> Requirements: Please return exactly the run of lines that begins with the line containing "Recreate this image" and ends with the line containing "import pandas as pd", pictures excluded.

> Extracted entries:
○ ○ ○

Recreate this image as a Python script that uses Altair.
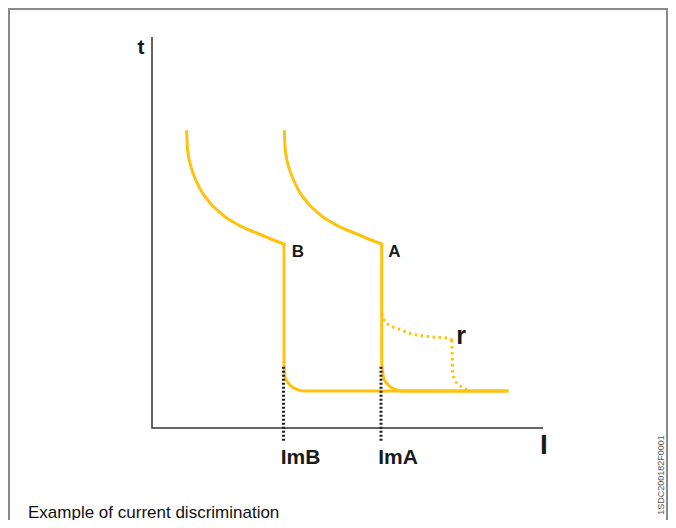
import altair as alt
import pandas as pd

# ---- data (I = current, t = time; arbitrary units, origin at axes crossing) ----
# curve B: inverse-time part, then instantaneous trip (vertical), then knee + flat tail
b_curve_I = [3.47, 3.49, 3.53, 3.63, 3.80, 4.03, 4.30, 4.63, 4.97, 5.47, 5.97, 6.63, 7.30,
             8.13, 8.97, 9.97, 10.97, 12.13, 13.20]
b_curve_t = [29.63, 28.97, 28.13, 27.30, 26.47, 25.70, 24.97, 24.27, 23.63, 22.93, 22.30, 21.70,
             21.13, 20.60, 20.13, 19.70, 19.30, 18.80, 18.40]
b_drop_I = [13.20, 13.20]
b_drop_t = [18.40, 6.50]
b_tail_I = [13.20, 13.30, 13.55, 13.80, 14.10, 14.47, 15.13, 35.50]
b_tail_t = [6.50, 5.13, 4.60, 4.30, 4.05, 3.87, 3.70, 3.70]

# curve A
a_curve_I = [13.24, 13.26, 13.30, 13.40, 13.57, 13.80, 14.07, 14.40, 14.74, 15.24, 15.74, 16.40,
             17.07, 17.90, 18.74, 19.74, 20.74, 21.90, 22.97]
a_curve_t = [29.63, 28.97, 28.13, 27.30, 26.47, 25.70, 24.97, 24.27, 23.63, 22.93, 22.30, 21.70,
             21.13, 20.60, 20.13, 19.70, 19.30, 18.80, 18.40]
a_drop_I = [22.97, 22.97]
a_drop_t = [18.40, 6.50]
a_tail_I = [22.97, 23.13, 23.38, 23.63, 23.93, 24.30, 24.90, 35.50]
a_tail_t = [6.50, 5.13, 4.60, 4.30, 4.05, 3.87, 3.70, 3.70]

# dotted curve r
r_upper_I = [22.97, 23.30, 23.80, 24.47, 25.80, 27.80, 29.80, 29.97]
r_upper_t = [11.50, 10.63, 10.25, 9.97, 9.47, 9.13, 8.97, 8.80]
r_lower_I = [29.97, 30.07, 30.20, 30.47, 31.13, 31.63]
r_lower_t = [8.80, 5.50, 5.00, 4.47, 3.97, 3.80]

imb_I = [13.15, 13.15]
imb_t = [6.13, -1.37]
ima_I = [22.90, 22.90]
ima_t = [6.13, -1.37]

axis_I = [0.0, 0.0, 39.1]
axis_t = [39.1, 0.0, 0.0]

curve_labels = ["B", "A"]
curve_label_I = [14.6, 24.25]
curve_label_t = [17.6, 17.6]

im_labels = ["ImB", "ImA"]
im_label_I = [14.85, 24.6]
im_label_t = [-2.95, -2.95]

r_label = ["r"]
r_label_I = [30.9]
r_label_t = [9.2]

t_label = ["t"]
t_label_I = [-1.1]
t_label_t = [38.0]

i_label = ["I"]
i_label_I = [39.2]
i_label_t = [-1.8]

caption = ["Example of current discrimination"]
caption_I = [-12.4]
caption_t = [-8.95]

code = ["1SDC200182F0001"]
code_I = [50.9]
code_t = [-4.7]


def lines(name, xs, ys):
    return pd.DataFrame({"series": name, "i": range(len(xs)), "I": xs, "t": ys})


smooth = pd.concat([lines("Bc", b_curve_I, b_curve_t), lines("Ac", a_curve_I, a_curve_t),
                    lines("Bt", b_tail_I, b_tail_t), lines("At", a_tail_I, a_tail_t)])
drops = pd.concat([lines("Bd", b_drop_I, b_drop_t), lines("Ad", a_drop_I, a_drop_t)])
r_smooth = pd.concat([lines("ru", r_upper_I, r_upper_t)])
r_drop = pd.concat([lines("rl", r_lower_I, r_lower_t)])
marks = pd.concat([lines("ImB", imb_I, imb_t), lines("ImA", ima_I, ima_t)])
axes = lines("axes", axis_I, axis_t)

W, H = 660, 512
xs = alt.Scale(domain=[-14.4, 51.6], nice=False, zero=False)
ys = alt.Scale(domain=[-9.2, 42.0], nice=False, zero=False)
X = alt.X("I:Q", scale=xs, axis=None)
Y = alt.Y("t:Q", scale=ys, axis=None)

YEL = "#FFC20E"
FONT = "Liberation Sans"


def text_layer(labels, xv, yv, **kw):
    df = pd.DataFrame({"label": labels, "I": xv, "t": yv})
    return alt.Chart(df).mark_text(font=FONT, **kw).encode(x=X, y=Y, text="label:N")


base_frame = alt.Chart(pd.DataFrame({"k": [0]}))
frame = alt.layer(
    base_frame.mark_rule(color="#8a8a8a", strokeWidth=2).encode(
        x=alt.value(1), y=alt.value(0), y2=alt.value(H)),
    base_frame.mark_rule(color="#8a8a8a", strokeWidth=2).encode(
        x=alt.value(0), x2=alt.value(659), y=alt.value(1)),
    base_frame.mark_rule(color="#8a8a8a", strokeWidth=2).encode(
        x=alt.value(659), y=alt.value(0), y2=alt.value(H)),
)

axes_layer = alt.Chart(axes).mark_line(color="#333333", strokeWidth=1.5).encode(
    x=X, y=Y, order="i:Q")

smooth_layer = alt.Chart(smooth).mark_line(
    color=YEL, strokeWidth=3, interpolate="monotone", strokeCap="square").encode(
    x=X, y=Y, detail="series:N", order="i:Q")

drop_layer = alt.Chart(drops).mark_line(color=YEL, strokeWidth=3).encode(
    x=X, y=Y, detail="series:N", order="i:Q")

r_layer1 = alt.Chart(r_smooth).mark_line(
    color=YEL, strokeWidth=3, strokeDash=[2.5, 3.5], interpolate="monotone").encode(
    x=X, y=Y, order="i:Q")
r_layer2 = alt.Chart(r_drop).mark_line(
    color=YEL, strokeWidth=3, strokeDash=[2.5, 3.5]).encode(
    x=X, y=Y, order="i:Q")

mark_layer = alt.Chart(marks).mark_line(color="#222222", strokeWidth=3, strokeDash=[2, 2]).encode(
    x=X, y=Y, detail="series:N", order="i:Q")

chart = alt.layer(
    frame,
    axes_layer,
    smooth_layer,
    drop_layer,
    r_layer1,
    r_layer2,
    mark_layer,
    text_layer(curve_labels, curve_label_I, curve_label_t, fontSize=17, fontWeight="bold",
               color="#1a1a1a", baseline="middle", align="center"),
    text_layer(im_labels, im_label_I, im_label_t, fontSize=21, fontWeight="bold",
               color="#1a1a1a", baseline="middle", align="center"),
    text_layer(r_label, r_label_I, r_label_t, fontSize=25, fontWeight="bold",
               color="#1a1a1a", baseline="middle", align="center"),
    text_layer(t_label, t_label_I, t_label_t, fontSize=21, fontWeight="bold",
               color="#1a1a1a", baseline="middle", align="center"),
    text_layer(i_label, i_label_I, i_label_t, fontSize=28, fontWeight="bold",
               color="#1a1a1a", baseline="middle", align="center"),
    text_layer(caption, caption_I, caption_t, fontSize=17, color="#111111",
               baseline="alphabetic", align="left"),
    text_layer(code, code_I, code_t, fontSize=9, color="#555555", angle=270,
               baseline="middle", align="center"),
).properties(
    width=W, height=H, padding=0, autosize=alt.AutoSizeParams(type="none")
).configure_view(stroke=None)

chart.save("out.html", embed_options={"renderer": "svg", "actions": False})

○ ○ ○

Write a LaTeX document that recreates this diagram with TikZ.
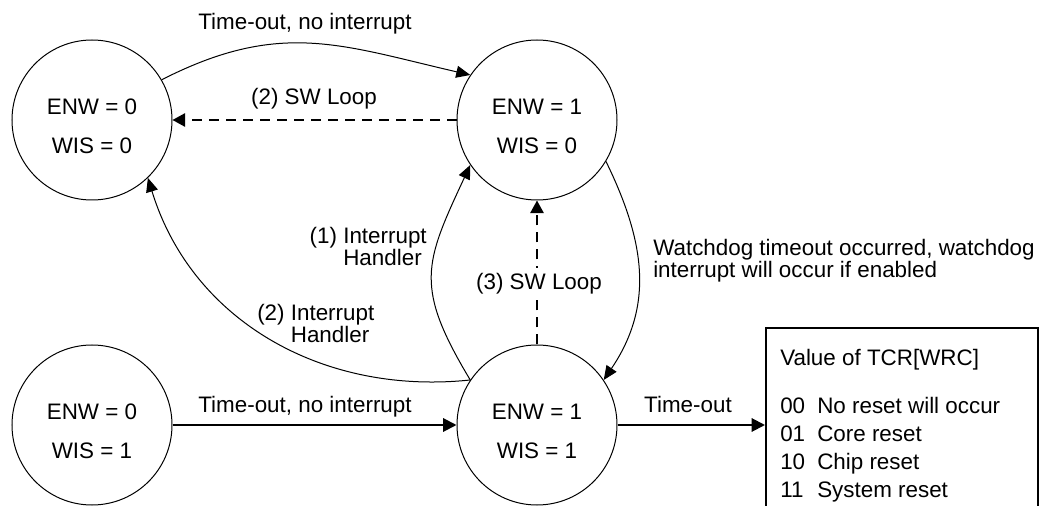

○ ○ ○

> Written response:
Recreate this image as a Python script that uses Altair.
import altair as alt
import pandas as pd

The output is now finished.